New focus on teleworking

Series Title
Series Details 09/01/97, Volume 3, Number 01
Publication Date 09/01/1997
Content Type

Date: 09/01/1997

By Simon Coss

TELEWORKING is finally receiving the European Commission's full attention after the institution was criticised for paying scant regard to the topic in a recent Green Paper.

The Directorate-General for social affairs (DGV) is currently putting the finishing touches to a report on the implications of the increasingly popular practice of working from home, which it hopes to release later this year.

The forthcoming communication is set to examine the legal, social and health and safety implications of telework.

Traditional labour legislation has always been built around the assumption that employees will work on their employers' premises.
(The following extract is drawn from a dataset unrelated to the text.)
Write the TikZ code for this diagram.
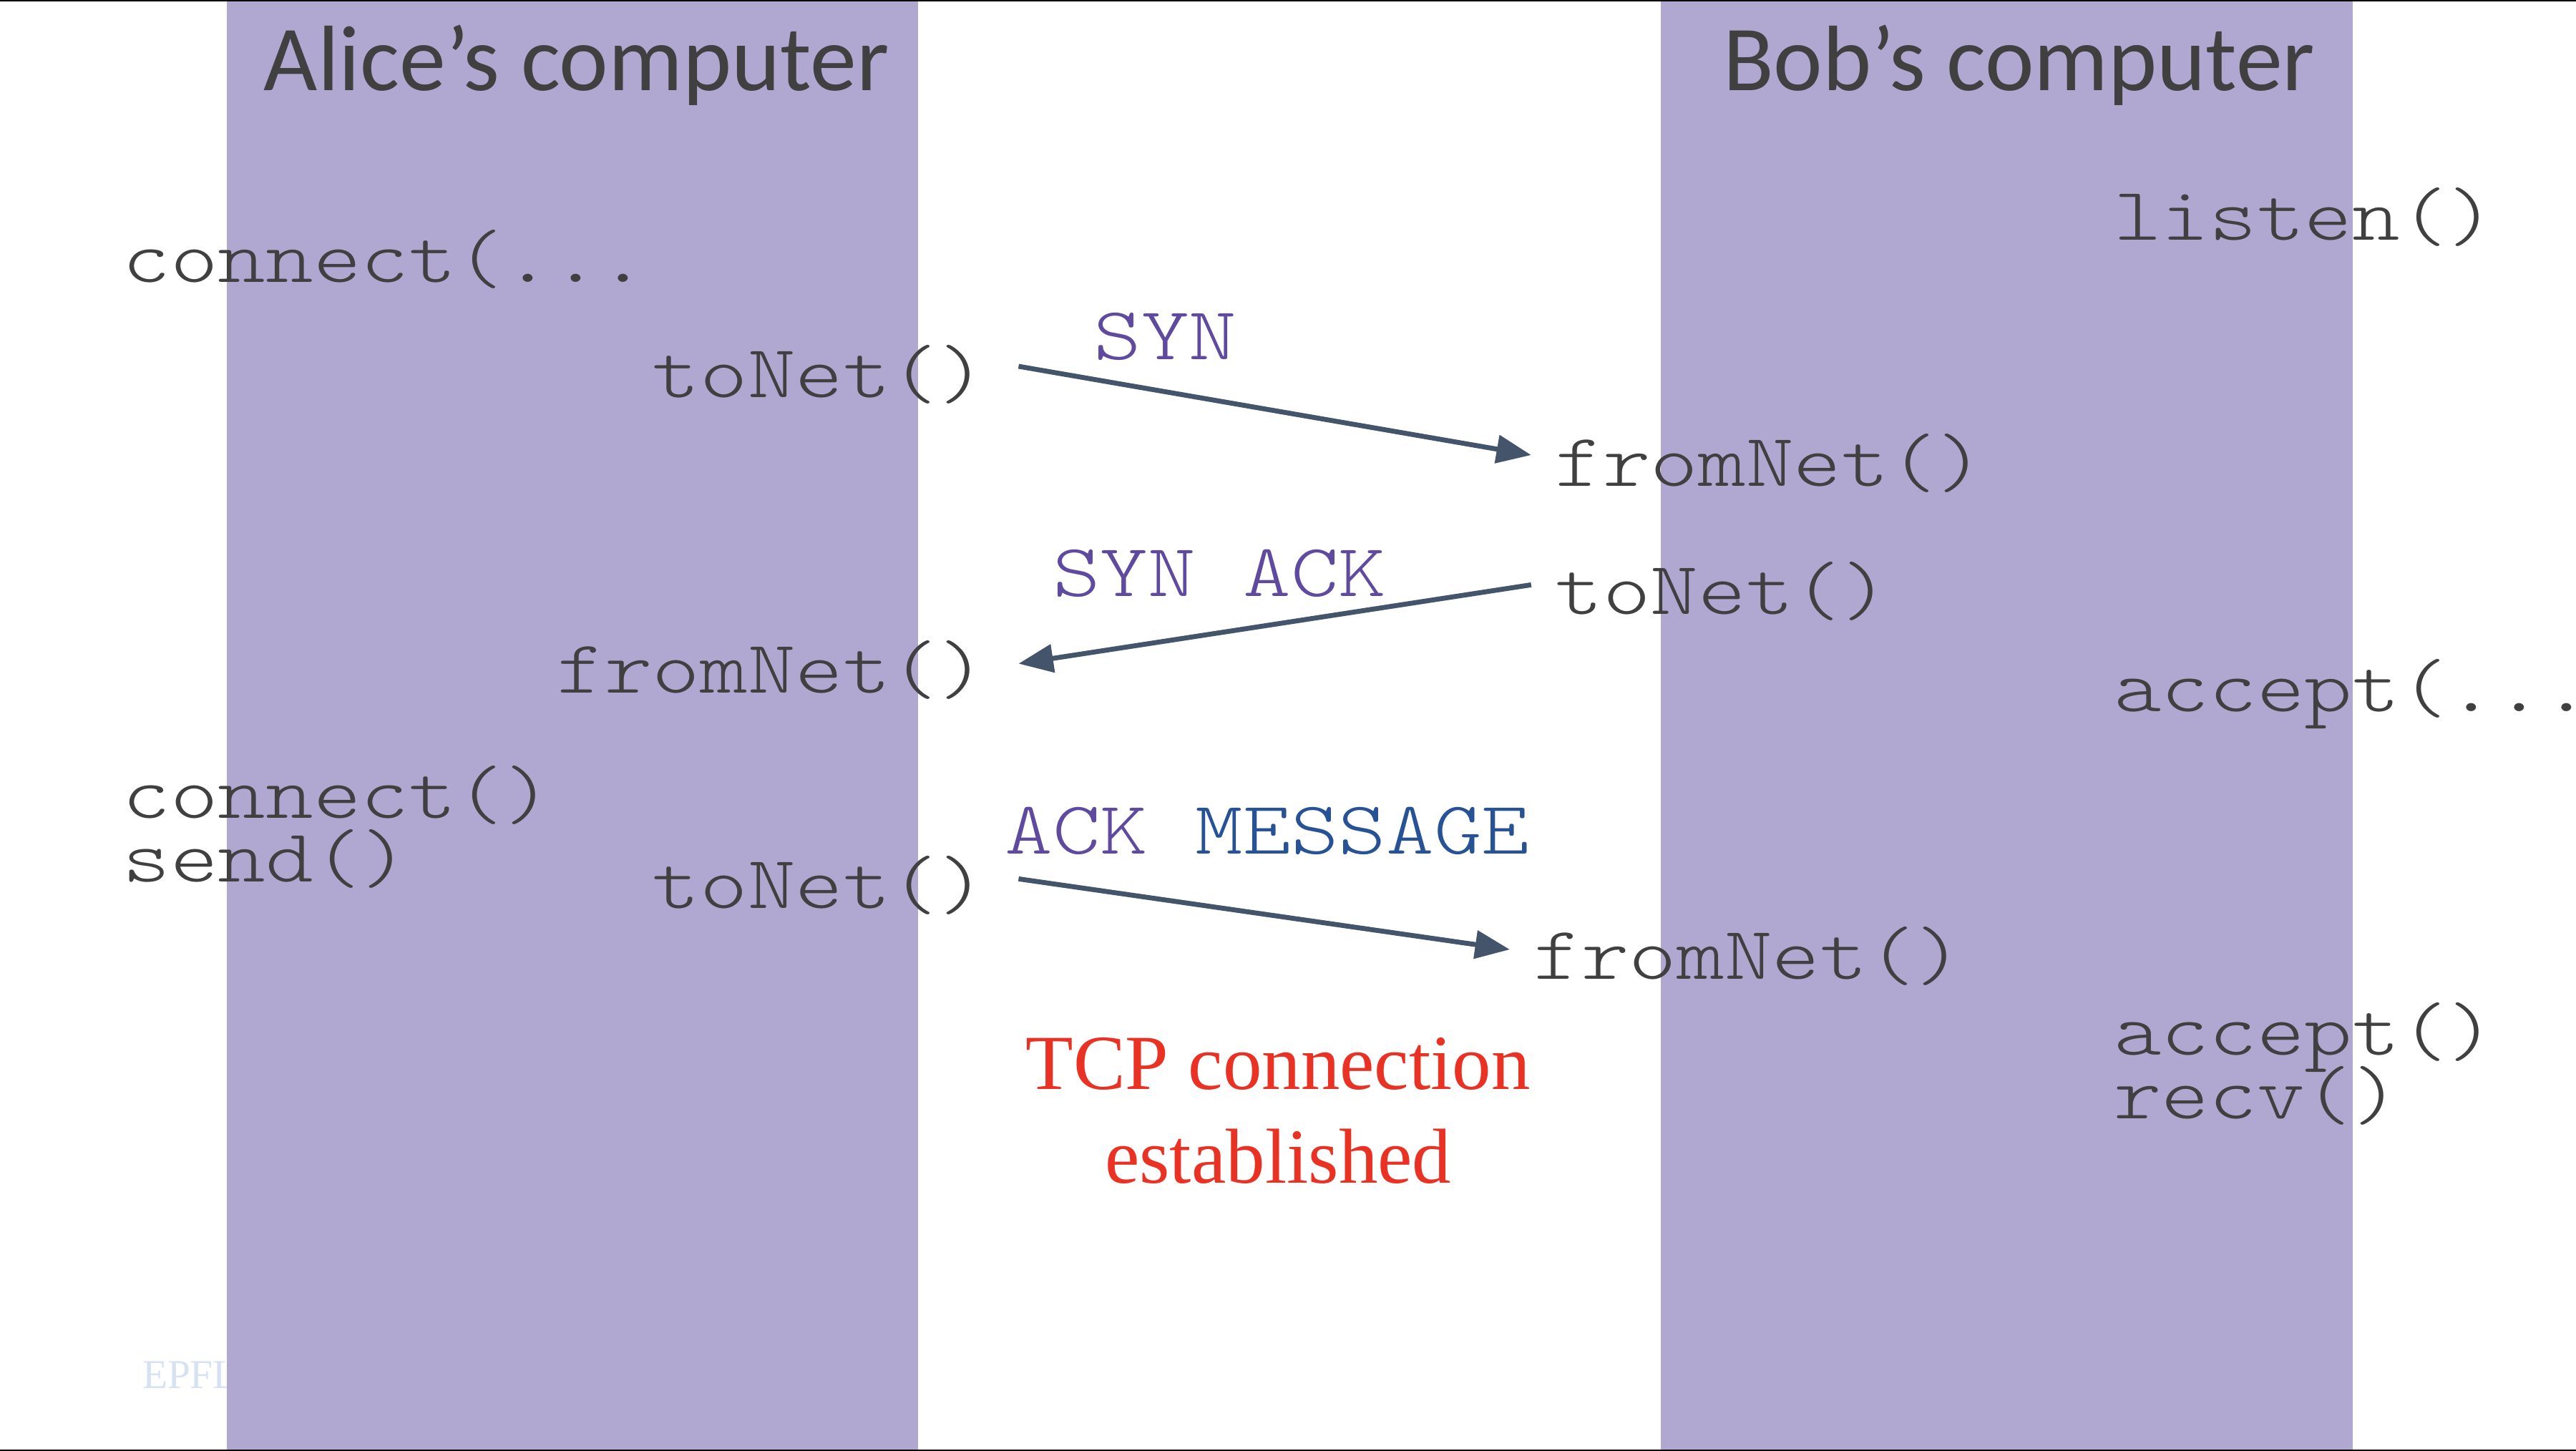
\documentclass[tikz,border=0pt]{standalone}
\usepackage{fontspec}
\usetikzlibrary{arrows.meta}

\newfontfamily\headfont{Carlito}
\newfontfamily\callfont[FakeStretch=1.21]{lmmonolt10-regular.otf}
\newfontfamily\notefont{Liberation Serif}

\definecolor{lilac}{RGB}{177,168,210}
\definecolor{inkgray}{RGB}{64,64,64}
\definecolor{slate}{RGB}{68,84,106}
\definecolor{synpurple}{RGB}{96,74,160}
\definecolor{msgblue}{RGB}{40,82,150}
\definecolor{tcpred}{RGB}{234,50,36}
\definecolor{epflblue}{RGB}{214,226,242}

\tikzset{
    header/.style={font=\headfont\fontsize{16.1}{19}\selectfont, text=inkgray, inner sep=0pt, anchor=base},
    calltext/.style={font=\callfont\fontsize{13}{15.6}\selectfont, text=inkgray, inner sep=0pt},
    packet/.style={font=\callfont\fontsize{13}{15.6}\selectfont, text=synpurple, inner sep=0pt, anchor=base west},
    note/.style={font=\notefont\fontsize{13.5}{16}\selectfont, text=tcpred, inner sep=0pt, anchor=base},
    sendline/.style={draw=slate, line width=0.85pt, -{Triangle[length=6pt,width=4.8pt]}},
}

\begin{document}
\begin{tikzpicture}[x=0.1mm,y=-0.1mm]
    \useasboundingbox (0,0) rectangle (1568,883.3);
    \node[font=\notefont\fontsize{7.1}{8}\selectfont, text=epflblue, inner sep=0pt, anchor=base west] (epfl) at (86,845) {EPFL};
    \foreach \x in {138,1011}{
        \fill[lilac] (\x,0) rectangle ++(421,883.3);
    };
    \draw[line width=0.5pt] (0,0) -- (1568,0) (0,883.3) -- (1568,883.3);

    % titles
    \node[header] (alice) at (351,55) {Alice’s computer};
    \node[header] (bob) at (1229,55) {Bob’s computer};

    % Alice
    \node[calltext, anchor=base west] (connA) at (74,172) {connect(...};
    \node[calltext, anchor=base east] (toA1) at (601,242) {toNet()};
    \node[calltext, anchor=base east] (fromA1) at (601,422) {fromNet()};
    \node[calltext, anchor=base west] (connA2) at (74,498) {connect()};
    \node[calltext, anchor=base west] (sendA) at (74,537) {send()};
    \node[calltext, anchor=base east] (toA2) at (601,553) {toNet()};

    % Bob
    \node[calltext, anchor=base west] (listenB) at (1286,146) {listen()};
    \node[calltext, anchor=base west] (fromB1) at (946,296) {fromNet()};
    \node[calltext, anchor=base west] (toB1) at (946,374) {toNet()};
    \node[calltext, anchor=base west] (acceptB) at (1286,433) {accept(...};
    \node[calltext, anchor=base west] (fromB2) at (933,596) {fromNet()};
    \node[calltext, anchor=base west] (acceptB2) at (1286,642) {accept()};
    \node[calltext, anchor=base west] (recvB) at (1286,681) {recv()};

    % handshake
    \node[packet] (syn) at (665,219) {SYN};
    \node[packet] (synack) at (640,363) {SYN ACK};
    \node[packet] (ackmsg) at (611,520) {ACK \textcolor{msgblue}{MESSAGE}};
    \draw[sendline] ([shift={(19,-19)}]toA1.base east) -- ([shift={(-14,-19)}]fromB1.base west);
    \draw[sendline] ([shift={(-14,-18)}]toB1.base west) -- ([shift={(19,-18)}]fromA1.base east);
    \draw[sendline] ([shift={(19,-18)}]toA2.base east) -- ([shift={(-14,-18)}]fromB2.base west);

    \node[note] (tcp) at (778,663) {TCP connection};
    \node[note] (established) at (778,720) {established};
\end{tikzpicture}
\end{document}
As a result, health and safety rules have traditionally focused on the need for employers to make sure factories or office buildings are safe to work in.

When employees start to work at home, the employer's responsibility becomes more difficult to define. “We will be looking at ways to strike a balance between people's right to privacy in their own home and an employer's obligation to ensure a safe working environment,” said one DGV official.

It is thought the Commission will suggest the two sides draw up so-called 'telework agreements', under which employers would agree to ensure that 40 or so basic requirements were met at the employee's home, including adequate insurance, proper heating and lighting, and paying work-related communications costs such as telephone bills.

When it comes to making sure such rules are enforced, the Commission is likely to suggest a broadly self-regulatory approach. “People's need for privacy at home means the sort of inspections carried out in traditional workplaces would not be appropriate. One method could be to introduce a system of licences which would be issued for premises which come up to the relevant standards,” said one official.

The Commission is also likely to propose a review of the status of self-employed workers across the Union, since a very large proportion of teleworkers fall into this category.

“Telework is an expanding sector and has the potential to generate new jobs. If this potential is to be fulfilled, we should try to ensure a decent social framework for the self-employed,” said one official.

Self-employed people currently tend to have less advantageous conditions when it comes to issues such as sick-pay and holidays.

The European Trade Union Confederation (ETUC) criticised the Commission last year for failing to address the issue of teleworking adequately in its Green Paper on Living and Working in the information society.

“The conference on telework organised by the Commission with its recommendations for the social shaping of the information society is not mentioned,” said an ETUC document released in response to the Green Paper.

Last November, teleworkers' organisations from across the EU met in Vienna to discuss the future of the sector. The two-day event looked at three broad themes; getting people to work, training for life in the information society and working towards sustainability.

Like the Commission communication, delegates stressed the need to re-examine labour legislation in the light of the new trends and considered the development of so-called 'telecentres' which house more powerful machines and support technology than would be available to a single home-based worker and which act as a sort of half-way house between home and office.